The course materials represent perspectives of diverse Indigenous peoples, Whyte notes, and incorporate science and the arts—including literature, film, video games, and other types of artistic media—as a means of “deepening how students understand the significance of sustainability and environmental justice for Indigenous people.”

Understanding the environment from an Indigenous perspective is not only useful for students, Whyte says, but necessary for their careers as environmentalists. “I’ve tried to gear the course toward SEAS students and where they are coming from as emerging environmental leaders,” Whyte says. “Whether they’re focused on environmental justice or not, their success as an environmentalist will be tied to their ability to partner with or work for Indigenous people.”

Whyte says he was encouraged by the class’s waitlist, as it signals that students “take seriously the idea that we live in a multicultural world, one that’s rife with injustice.”

The Next Chapter of Environmental Justice 
As one of SEAS’ newest faculty members, Whyte says he looks forward to building upon the school’s rich history of environmental justice, one that began when Professors Bunyan Bryant and Paul Mohai launched the first EJ program in the United States that offers both undergraduate and graduate degree specializations.

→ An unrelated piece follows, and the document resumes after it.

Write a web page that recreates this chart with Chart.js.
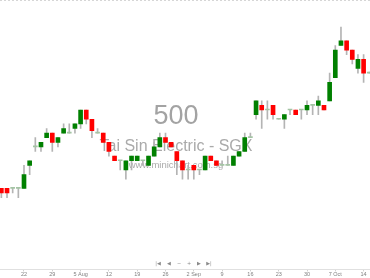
<!DOCTYPE html>
<html lang="en">
<head>
    <title>500 - Tai Sin Electric</title>
    <script src="https://cdn.jsdelivr.net/npm/chart.js"></script>
    <style>
        body {
            margin: 0;
            background: #fff;
        }
        canvas {
            display: block;
        }
    </style>
</head>
<body>
<canvas id="myChart" width="370" height="278"></canvas>
<script>
    // one entry per trading day, 16 Jul .. 15 Oct
    const dates = [
        '16 Jul', '17 Jul', '18 Jul', '19 Jul',
        '22 Jul', '23 Jul', '24 Jul', '25 Jul', '26 Jul',
        '29 Jul', '30 Jul', '31 Jul', '1 Aug', '2 Aug',
        '5 Aug', '6 Aug', '7 Aug', '8 Aug', '9 Aug',
        '12 Aug', '13 Aug', '14 Aug', '15 Aug', '16 Aug',
        '19 Aug', '20 Aug', '21 Aug', '22 Aug', '23 Aug',
        '26 Aug', '27 Aug', '28 Aug', '29 Aug', '30 Aug',
        '2 Sep', '3 Sep', '4 Sep', '5 Sep', '6 Sep',
        '9 Sep', '10 Sep', '11 Sep', '12 Sep', '13 Sep',
        '16 Sep', '17 Sep', '18 Sep', '19 Sep', '20 Sep',
        '23 Sep', '24 Sep', '25 Sep', '26 Sep', '27 Sep',
        '30 Sep', '1 Oct', '2 Oct', '3 Oct', '4 Oct',
        '7 Oct', '8 Oct', '9 Oct', '10 Oct', '11 Oct',
        '14 Oct', '15 Oct'
    ];

    const opens = [
        0.300, 0.300, 0.300, 0.300,
        0.300, 0.325, 0.345, 0.345, 0.355,
        0.360, 0.350, 0.360, 0.360, 0.365,
        0.370, 0.385, 0.375, 0.360, 0.360,
        0.350, 0.335, 0.330, 0.320, 0.330,
        0.330, 0.330, 0.325, 0.335, 0.345,
        0.355, 0.350, 0.340, 0.330, 0.320,
        0.325, 0.320, 0.320, 0.335, 0.330,
        0.325, 0.325, 0.325, 0.335, 0.340,
        0.355, 0.380, 0.390, 0.385, 0.390,
        0.375, 0.375, 0.385, 0.385, 0.385,
        0.385, 0.390, 0.390, 0.390, 0.395,
        0.420, 0.455, 0.460, 0.450, 0.430,
        0.440, 0.425
    ];

    const closes = [
        0.295, 0.295, 0.300, 0.300,
        0.315, 0.330, 0.345, 0.350, 0.360,
        0.350, 0.355, 0.365, 0.360, 0.370,
        0.385, 0.375, 0.3625, 0.360, 0.350,
        0.340, 0.330, 0.330, 0.330, 0.335,
        0.335, 0.330, 0.335, 0.345, 0.355,
        0.350, 0.345, 0.330, 0.320, 0.320,
        0.320, 0.320, 0.335, 0.330, 0.325,
        0.325, 0.325, 0.335, 0.340, 0.355,
        0.355, 0.395, 0.385, 0.385, 0.380,
        0.375, 0.380, 0.385, 0.380, 0.385,
        0.390, 0.390, 0.395, 0.385, 0.415,
        0.450, 0.460, 0.450, 0.440, 0.440,
        0.425, 0.425
    ];

    const highs = [
        0.300, 0.300, 0.300, 0.300,
        0.325, 0.330, 0.355, 0.350, 0.365,
        0.360, 0.355, 0.370, 0.370, 0.370,
        0.385, 0.385, 0.375, 0.365, 0.360,
        0.350, 0.335, 0.330, 0.330, 0.335,
        0.335, 0.330, 0.335, 0.350, 0.360,
        0.360, 0.350, 0.340, 0.330, 0.325,
        0.325, 0.320, 0.335, 0.335, 0.330,
        0.330, 0.335, 0.335, 0.340, 0.360,
        0.360, 0.395, 0.395, 0.395, 0.390,
        0.375, 0.380, 0.385, 0.385, 0.385,
        0.395, 0.390, 0.400, 0.390, 0.425,
        0.455, 0.475, 0.460, 0.450, 0.445,
        0.445, 0.425
    ];

    const lows = [
        0.290, 0.290, 0.295, 0.290,
        0.300, 0.315, 0.340, 0.340, 0.355,
        0.340, 0.345, 0.360, 0.360, 0.360,
        0.365, 0.370, 0.355, 0.360, 0.350,
        0.335, 0.330, 0.320, 0.310, 0.320,
        0.330, 0.325, 0.325, 0.335, 0.345,
        0.350, 0.345, 0.315, 0.310, 0.310,
        0.310, 0.315, 0.320, 0.330, 0.325,
        0.325, 0.325, 0.325, 0.335, 0.340,
        0.355, 0.375, 0.365, 0.375, 0.375,
        0.375, 0.365, 0.380, 0.380, 0.375,
        0.380, 0.380, 0.380, 0.385, 0.395,
        0.420, 0.455, 0.445, 0.435, 0.425,
        0.415, 0.425
    ];

    // Monday ticks (index of 22 Jul is 4, so x = index - 4)
    const tickValues = [0, 5, 10, 15, 20, 25, 30, 35, 40, 45, 50, 55, 60];
    const tickLabels = ['22', '29', '5 Aug', '12', '19', '26', '2 Sep', '9', '16', '23', '30', '7 Oct', '14'];

    const watermark = ['500', 'Tai Sin Electric - SGX', 'www.minichart.com.sg'];

    const bodies = dates.map((d, i) => ({x: i - 4, y: [opens[i], closes[i]]}));
    const wicks = dates.map((d, i) => ({x: i - 4, y: [lows[i], highs[i]]}));
    const bodyColors = dates.map((d, i) => {
        if (closes[i] > opens[i]) return '#008000';
        if (closes[i] < opens[i]) return '#ff0000';
        return '#a4c4a4';
    });

    const decorations = {
        id: 'decorations',
        beforeDatasetsDraw(chart) {
            const c = chart.ctx;
            c.save();
            c.textAlign = 'center';
            c.textBaseline = 'middle';
            c.fillStyle = '#a3a3a3';
            c.font = '27px "Liberation Sans", Arial, sans-serif';
            c.fillText(watermark[0], 176, 117);
            c.fillStyle = '#aaaaaa';
            c.font = '16px "Liberation Sans", Arial, sans-serif';
            c.fillText(watermark[1], 176, 147);
            c.font = '9.5px "Liberation Sans", Arial, sans-serif';
            c.fillText(watermark[2], 176, 165);
            c.restore();
        },
        afterDraw(chart) {
            const c = chart.ctx;
            c.save();
            // dotted frame line at the top
            c.strokeStyle = '#d6d6d6';
            c.lineWidth = 1;
            c.setLineDash([2, 2]);
            c.beginPath();
            c.moveTo(0, 0.5);
            c.lineTo(chart.width, 0.5);
            c.stroke();
            c.setLineDash([]);
            // navigation buttons
            c.fillStyle = '#8a8a8a';
            c.font = '5px "DejaVu Sans", sans-serif';
            c.textAlign = 'center';
            c.textBaseline = 'middle';
            const nav = ['|◀', '◀', '−', '+', '▶', '▶|'];
            const navX = [158, 169, 179, 189, 199, 209];
            nav.forEach((s, i) => c.fillText(s, navX[i], 264));
            c.restore();
        }
    };

    const ctx = document.getElementById('myChart').getContext('2d');
    const chart = new Chart(ctx, {
        type: 'bar',
        data: {
            datasets: [
                {
                    label: 'body',
                    data: bodies,
                    backgroundColor: bodyColors,
                    borderWidth: 0,
                    barThickness: 4,
                    minBarLength: 1,
                    grouped: false,
                    order: 0
                },
                {
                    label: 'wick',
                    data: wicks,
                    backgroundColor: '#b4b4b4',
                    borderWidth: 0,
                    barThickness: 1,
                    minBarLength: 1,
                    grouped: false,
                    order: 1
                }
            ]
        },
        options: {
            responsive: false,
            animation: false,
            devicePixelRatio: 1,
            layout: {
                padding: 0
            },
            plugins: {
                legend: {display: false},
                tooltip: {enabled: false},
                title: {display: false}
            },
            scales: {
                x: {
                    type: 'linear',
                    offset: false,
                    min: -4.24,
                    max: 61.13,
                    grid: {
                        display: true,
                        offset: false,
                        drawOnChartArea: false,
                        tickLength: 2,
                        color: '#d0d0d0'
                    },
                    border: {
                        color: '#e0e0e0'
                    },
                    afterBuildTicks: axis => {
                        axis.ticks = tickValues.map(v => ({value: v}));
                    },
                    ticks: {
                        autoSkip: false,
                        maxRotation: 0,
                        padding: 0,
                        color: '#808080',
                        font: {
                            family: '"Liberation Sans", Arial, sans-serif',
                            size: 5.5
                        },
                        callback: value => tickLabels[tickValues.indexOf(value)]
                    }
                },
                y: {
                    display: false,
                    min: 0.2122,
                    max: 0.5043
                }
            }
        },
        plugins: [decorations]
    });
</script>
</body>
</html>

Whyte says the “next chapter of the EJ program,” as he describes it, is one that elevates the voices of diverse communities that have been most affected by environmental injustice. “I really want the EJ specialization to be a place where students are exposed to a dynamic learning community that is focused on grassroots solutions to environmental injustice issues,” he says, “and where the voices of Black, Latinx, Asian American, and Indigenous people are uplifted and put in dialogue with so many other cultures and communities all over the world.

“I also want the EJ program to be a place where we can really learn about what it means to be in a coalition,” Whyte adds, “and where the traditions of people who are not from dominant societies are ones that are valued unapologetically.”